---------- Information shown ----------

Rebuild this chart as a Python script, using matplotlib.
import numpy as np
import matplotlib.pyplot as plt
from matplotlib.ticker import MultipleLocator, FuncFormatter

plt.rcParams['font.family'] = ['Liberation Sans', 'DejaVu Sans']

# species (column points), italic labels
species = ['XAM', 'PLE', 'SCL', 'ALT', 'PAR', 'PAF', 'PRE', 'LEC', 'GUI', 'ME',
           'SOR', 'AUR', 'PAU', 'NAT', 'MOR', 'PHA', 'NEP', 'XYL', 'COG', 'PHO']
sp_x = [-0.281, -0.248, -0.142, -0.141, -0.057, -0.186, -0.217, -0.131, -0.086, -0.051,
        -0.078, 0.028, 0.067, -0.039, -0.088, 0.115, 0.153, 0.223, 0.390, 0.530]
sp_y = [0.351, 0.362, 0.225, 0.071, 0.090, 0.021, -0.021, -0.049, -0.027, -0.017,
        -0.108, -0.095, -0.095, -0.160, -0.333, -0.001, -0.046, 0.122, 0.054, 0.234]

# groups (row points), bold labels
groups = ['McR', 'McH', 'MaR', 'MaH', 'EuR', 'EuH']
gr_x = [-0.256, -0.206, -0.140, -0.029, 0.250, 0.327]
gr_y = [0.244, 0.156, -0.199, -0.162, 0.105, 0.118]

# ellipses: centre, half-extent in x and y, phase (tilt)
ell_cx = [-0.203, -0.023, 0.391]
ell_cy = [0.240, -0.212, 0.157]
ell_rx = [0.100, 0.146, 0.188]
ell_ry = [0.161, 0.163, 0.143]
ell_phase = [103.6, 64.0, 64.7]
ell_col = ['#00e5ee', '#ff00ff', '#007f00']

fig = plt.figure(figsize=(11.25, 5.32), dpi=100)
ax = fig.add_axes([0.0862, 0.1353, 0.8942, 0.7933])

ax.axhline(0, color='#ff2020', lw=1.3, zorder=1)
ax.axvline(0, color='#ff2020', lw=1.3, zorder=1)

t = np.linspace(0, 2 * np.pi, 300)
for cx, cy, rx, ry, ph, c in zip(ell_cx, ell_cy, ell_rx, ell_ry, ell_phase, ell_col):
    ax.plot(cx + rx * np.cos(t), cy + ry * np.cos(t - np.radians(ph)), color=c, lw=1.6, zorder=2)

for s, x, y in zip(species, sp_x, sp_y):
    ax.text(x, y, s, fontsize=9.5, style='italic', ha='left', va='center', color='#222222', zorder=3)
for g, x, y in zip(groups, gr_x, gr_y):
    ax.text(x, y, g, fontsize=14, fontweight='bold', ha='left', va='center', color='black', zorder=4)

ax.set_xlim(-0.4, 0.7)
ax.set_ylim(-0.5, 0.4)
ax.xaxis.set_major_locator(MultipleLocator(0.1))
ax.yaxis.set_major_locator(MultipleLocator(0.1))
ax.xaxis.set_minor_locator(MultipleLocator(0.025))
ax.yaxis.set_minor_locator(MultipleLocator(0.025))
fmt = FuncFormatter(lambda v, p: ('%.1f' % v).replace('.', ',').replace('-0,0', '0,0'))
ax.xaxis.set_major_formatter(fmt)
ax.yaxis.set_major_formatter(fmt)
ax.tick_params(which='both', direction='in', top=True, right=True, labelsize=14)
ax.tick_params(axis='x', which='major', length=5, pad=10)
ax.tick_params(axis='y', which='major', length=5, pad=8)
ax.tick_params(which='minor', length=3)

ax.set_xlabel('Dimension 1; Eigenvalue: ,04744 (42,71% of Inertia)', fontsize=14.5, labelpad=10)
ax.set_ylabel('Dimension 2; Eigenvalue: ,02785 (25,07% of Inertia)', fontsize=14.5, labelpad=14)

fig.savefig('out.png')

----------

* What you will do *
Everything from the first line of the material through the line containing "gr_y = [0.244, 0.156, -0.199, -0.162, 0.105, 0.118]" is to be printed exactly; lines after that are to be left out.

* Result for this task *
Rebuild this chart as a Python script, using matplotlib.
import numpy as np
import matplotlib.pyplot as plt
from matplotlib.ticker import MultipleLocator, FuncFormatter

plt.rcParams['font.family'] = ['Liberation Sans', 'DejaVu Sans']

# species (column points), italic labels
species = ['XAM', 'PLE', 'SCL', 'ALT', 'PAR', 'PAF', 'PRE', 'LEC', 'GUI', 'ME',
           'SOR', 'AUR', 'PAU', 'NAT', 'MOR', 'PHA', 'NEP', 'XYL', 'COG', 'PHO']
sp_x = [-0.281, -0.248, -0.142, -0.141, -0.057, -0.186, -0.217, -0.131, -0.086, -0.051,
        -0.078, 0.028, 0.067, -0.039, -0.088, 0.115, 0.153, 0.223, 0.390, 0.530]
sp_y = [0.351, 0.362, 0.225, 0.071, 0.090, 0.021, -0.021, -0.049, -0.027, -0.017,
        -0.108, -0.095, -0.095, -0.160, -0.333, -0.001, -0.046, 0.122, 0.054, 0.234]

# groups (row points), bold labels
groups = ['McR', 'McH', 'MaR', 'MaH', 'EuR', 'EuH']
gr_x = [-0.256, -0.206, -0.140, -0.029, 0.250, 0.327]
gr_y = [0.244, 0.156, -0.199, -0.162, 0.105, 0.118]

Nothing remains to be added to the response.